#### ITEMS ####
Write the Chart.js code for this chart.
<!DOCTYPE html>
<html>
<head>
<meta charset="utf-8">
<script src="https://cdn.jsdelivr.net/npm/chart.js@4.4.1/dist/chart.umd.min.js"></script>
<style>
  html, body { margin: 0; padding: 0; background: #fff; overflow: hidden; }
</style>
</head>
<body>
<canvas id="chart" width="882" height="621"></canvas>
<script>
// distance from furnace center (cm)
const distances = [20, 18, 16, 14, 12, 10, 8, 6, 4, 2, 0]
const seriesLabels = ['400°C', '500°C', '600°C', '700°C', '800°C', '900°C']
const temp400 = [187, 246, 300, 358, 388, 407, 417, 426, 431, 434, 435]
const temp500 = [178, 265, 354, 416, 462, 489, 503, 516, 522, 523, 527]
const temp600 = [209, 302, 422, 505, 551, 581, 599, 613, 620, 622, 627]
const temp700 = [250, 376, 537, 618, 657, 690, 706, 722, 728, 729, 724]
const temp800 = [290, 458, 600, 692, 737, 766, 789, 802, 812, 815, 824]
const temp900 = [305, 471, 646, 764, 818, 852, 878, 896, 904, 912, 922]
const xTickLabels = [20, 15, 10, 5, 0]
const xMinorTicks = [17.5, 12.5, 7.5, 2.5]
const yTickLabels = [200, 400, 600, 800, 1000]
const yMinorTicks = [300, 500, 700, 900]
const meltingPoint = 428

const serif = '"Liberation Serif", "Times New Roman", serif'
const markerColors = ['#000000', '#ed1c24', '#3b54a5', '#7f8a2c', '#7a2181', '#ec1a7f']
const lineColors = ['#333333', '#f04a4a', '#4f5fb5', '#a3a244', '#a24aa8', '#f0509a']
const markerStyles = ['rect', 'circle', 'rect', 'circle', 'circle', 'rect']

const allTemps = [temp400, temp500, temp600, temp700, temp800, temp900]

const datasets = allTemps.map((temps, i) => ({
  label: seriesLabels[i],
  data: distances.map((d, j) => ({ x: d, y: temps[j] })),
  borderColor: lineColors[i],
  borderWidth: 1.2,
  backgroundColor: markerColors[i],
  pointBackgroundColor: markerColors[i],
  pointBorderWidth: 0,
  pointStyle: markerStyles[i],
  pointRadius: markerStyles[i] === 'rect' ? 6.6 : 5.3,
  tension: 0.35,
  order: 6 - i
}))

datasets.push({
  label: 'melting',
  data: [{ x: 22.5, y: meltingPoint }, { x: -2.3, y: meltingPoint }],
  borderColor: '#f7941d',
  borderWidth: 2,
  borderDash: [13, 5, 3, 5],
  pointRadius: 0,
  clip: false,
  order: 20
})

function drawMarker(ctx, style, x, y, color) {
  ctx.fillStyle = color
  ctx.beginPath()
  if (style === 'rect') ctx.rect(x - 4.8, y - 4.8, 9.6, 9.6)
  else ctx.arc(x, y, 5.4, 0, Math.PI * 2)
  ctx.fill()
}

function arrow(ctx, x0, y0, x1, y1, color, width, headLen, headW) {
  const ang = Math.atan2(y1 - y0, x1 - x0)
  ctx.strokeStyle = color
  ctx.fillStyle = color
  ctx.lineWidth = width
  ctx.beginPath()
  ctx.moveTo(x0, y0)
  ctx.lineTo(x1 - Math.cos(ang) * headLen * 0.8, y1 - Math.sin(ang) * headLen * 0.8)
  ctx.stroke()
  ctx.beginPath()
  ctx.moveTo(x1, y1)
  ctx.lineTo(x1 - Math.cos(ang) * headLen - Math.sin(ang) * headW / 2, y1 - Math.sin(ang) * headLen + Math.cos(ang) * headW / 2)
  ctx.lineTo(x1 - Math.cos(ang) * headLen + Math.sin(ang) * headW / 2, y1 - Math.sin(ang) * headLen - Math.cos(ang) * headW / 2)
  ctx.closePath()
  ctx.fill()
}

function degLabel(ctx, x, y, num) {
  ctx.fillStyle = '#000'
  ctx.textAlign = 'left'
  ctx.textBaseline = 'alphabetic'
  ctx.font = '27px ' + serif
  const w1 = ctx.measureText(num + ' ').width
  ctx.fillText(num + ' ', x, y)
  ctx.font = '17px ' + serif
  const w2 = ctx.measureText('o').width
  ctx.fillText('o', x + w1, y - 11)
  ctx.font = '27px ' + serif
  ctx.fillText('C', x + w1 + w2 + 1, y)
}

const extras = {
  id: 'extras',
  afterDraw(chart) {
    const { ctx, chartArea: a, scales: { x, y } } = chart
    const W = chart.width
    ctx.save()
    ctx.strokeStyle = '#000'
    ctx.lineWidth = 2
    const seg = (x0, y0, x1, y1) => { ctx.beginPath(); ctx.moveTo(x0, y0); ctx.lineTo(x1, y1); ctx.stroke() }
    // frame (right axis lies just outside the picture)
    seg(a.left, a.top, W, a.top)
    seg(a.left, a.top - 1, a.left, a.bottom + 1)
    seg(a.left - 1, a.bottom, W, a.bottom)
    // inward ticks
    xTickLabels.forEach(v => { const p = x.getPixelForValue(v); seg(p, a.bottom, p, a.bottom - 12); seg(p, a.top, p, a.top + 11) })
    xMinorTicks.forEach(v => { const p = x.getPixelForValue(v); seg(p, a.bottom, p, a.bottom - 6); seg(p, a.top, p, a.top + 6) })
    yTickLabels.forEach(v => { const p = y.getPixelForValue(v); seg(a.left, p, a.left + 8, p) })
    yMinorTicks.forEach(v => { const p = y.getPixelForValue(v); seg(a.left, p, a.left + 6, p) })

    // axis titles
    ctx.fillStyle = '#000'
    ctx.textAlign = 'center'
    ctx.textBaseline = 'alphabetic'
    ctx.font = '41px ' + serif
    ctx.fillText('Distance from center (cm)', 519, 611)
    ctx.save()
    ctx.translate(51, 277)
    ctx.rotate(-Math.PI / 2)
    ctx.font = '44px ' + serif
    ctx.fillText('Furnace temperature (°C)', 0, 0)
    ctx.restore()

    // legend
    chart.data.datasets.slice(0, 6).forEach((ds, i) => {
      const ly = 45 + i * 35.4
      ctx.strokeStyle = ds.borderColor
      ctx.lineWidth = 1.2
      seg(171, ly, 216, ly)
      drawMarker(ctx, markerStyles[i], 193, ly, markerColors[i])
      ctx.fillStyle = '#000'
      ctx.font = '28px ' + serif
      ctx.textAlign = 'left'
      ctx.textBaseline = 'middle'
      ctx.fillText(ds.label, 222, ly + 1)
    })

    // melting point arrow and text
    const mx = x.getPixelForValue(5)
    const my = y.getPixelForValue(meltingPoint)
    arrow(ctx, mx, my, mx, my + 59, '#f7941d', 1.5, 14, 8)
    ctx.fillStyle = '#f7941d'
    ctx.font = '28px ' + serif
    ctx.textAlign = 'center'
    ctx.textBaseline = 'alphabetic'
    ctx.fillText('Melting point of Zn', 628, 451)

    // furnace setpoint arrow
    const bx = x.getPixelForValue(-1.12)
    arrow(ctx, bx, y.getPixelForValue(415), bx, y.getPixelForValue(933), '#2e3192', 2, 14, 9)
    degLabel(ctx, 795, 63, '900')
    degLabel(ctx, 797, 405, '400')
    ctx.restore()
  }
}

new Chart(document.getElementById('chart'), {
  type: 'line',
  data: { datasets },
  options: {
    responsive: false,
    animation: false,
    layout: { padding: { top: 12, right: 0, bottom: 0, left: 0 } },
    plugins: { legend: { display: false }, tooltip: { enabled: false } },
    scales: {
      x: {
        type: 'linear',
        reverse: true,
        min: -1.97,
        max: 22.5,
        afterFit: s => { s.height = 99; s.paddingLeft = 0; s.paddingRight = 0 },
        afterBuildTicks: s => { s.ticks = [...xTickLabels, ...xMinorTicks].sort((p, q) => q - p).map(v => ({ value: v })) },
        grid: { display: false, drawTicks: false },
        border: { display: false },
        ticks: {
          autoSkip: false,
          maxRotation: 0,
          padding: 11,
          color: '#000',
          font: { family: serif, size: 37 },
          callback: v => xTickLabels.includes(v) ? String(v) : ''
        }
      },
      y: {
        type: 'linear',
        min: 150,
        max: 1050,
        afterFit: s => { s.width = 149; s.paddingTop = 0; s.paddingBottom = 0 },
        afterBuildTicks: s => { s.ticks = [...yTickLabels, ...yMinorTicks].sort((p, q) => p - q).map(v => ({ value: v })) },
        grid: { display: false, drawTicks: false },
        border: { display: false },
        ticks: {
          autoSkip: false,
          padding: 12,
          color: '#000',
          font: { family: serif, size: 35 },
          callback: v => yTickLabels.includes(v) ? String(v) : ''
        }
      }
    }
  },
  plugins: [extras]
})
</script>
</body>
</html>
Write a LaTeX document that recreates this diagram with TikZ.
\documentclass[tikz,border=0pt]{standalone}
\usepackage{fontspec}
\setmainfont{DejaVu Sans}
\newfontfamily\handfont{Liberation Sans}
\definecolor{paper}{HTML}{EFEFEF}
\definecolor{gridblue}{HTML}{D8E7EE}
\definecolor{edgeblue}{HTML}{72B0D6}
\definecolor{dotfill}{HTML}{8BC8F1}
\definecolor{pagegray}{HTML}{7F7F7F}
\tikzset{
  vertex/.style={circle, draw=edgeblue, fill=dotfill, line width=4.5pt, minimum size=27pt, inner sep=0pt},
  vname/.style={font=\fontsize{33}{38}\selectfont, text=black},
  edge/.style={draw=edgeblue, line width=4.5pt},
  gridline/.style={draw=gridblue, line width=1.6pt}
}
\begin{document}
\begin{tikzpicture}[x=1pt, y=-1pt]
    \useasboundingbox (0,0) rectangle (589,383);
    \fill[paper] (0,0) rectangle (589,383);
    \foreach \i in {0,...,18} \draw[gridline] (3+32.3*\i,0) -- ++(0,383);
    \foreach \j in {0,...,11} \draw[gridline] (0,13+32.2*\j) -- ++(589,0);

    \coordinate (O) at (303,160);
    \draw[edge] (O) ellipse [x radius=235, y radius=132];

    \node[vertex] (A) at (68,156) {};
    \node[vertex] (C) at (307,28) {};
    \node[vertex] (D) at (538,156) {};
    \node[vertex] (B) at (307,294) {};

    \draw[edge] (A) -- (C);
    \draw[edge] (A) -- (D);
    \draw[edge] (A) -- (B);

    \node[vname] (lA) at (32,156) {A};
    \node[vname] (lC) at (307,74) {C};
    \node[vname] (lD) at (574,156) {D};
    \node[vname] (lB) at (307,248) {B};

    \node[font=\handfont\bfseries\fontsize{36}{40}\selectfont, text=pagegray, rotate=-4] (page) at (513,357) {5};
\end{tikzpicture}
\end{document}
####
AIM OF THE EXERCISE — Repeat, word for word, the lines from the opening of the material through the line containing "const meltingPoint = 428".

SOLUTION TO THIS EXERCISE —
Write the Chart.js code for this chart.
<!DOCTYPE html>
<html>
<head>
<meta charset="utf-8">
<script src="https://cdn.jsdelivr.net/npm/chart.js@4.4.1/dist/chart.umd.min.js"></script>
<style>
  html, body { margin: 0; padding: 0; background: #fff; overflow: hidden; }
</style>
</head>
<body>
<canvas id="chart" width="882" height="621"></canvas>
<script>
// distance from furnace center (cm)
const distances = [20, 18, 16, 14, 12, 10, 8, 6, 4, 2, 0]
const seriesLabels = ['400°C', '500°C', '600°C', '700°C', '800°C', '900°C']
const temp400 = [187, 246, 300, 358, 388, 407, 417, 426, 431, 434, 435]
const temp500 = [178, 265, 354, 416, 462, 489, 503, 516, 522, 523, 527]
const temp600 = [209, 302, 422, 505, 551, 581, 599, 613, 620, 622, 627]
const temp700 = [250, 376, 537, 618, 657, 690, 706, 722, 728, 729, 724]
const temp800 = [290, 458, 600, 692, 737, 766, 789, 802, 812, 815, 824]
const temp900 = [305, 471, 646, 764, 818, 852, 878, 896, 904, 912, 922]
const xTickLabels = [20, 15, 10, 5, 0]
const xMinorTicks = [17.5, 12.5, 7.5, 2.5]
const yTickLabels = [200, 400, 600, 800, 1000]
const yMinorTicks = [300, 500, 700, 900]
const meltingPoint = 428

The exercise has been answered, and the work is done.